God’s justification of those who trust in him, according to the Gospel, is a decisive transition, here and now, from a state of condemnation and wrath because of their sins to one of acceptance and favor by virtue of Jesus’ flawless obedience culminating in his voluntary sin-bearing death.

And….

We affirm that Christ’s saving work included both his life and his death on our behalf (Gal. 3:13). We declare that faith in the perfect obedience of Christ by which he fulfilled all the demands of the Law of God on our behalf is essential to the Gospel. We deny that our salvation was achieved merely or exclusively by the death of Christ without reference to his life of perfect righteousness.

Look, think about this; even an adolescent Sunday school student can see it: if the righteousness of God is revealed apart from the law (Romans 3:21), why would Christ need to keep it for our justification? For crying out loud, what does ‘apart’ mean? Worse yet is the idea that this perfect obedience is imputed to our sanctification if we live our Christian lives by faith alone because sanctification is a progressive process that finishes justification. James refuted this idea in no certain terms, which is why the Reformers questioned its rightful place in the New Testament canon. Moreover, this idea keeps Christians “under the law,” which is the biblical designation for the unregenerate. I don’t know much about the theologian William R. Newell, but with that disclaimer, I will say that I agree with his opinion in regard to this issue:

The fatal result of this terrible error is to leave The Law as claimant over those in Christ: for, “Law has dominion over a man as long as he liveth” (7.1). Unless you are able to believe in your very heart that you died with Christ, that your old man was crucified with Him, and that you were buried, and that your history before God in Adam the first came to an utter end at Calvary, you will never get free from the claims of Law upon your conscience (William R. Newell: Verse by Verse Commentary on Romans).

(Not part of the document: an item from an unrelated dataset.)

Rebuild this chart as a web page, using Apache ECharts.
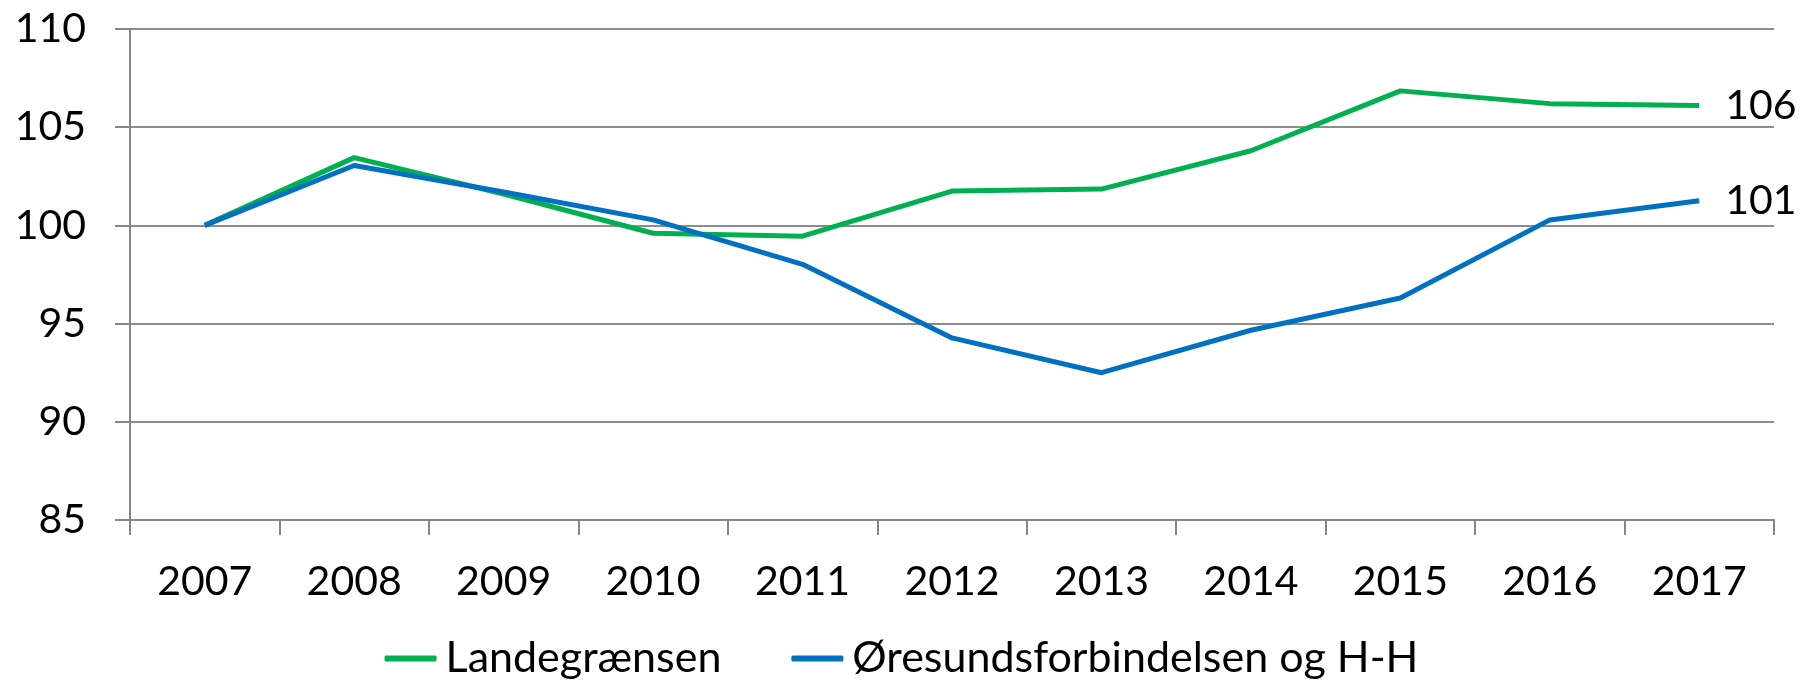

Hence, the law remains a claimant over the believer at any point where he/she stops living their life by faith alone in the same gospel that saved them rather than belief in the new birth followed by the death of the old us that died with Christ and is no longer under the law. We must now fear that our obedience in sanctification is making the law the “ground” of our justification. Likewise, Calvin stated the following: Another principal part of our reconciliation with God was that man, who had lost himself by his disobedience, should by way of remedy oppose to it obedience, satisfy the justice of God, and pay the penalty of sin. Editor’s note: For our redemption, Christ kept the Law for us and died upon the Cross. By this, Christ obtained forgiveness of sins for us (Calvin on the Mediator: Chapel Library press, 2009). This is also known as “vicarious law-keeping.” A definition of vicarious is:

Adjective Experienced in the imagination through the feelings or actions of another person: “vicarious pleasure.” Acting or done for another: “a vicarious atonement”.

Christians need to stop following men in general, and Reformed men in particular.  God only sanctifies with truth, and Reformed doctrine does not save or sanctify accordingly. It calls for a salvation by law-keeping and who keeps it is not the issue. The law as a standard for justification is the issue. It also denies the different relationship of the law to believers as opposed to unbelievers: the law provokes the former to righteousness, and provokes the latter to sin. It skews the very biblical definition of the regenerate.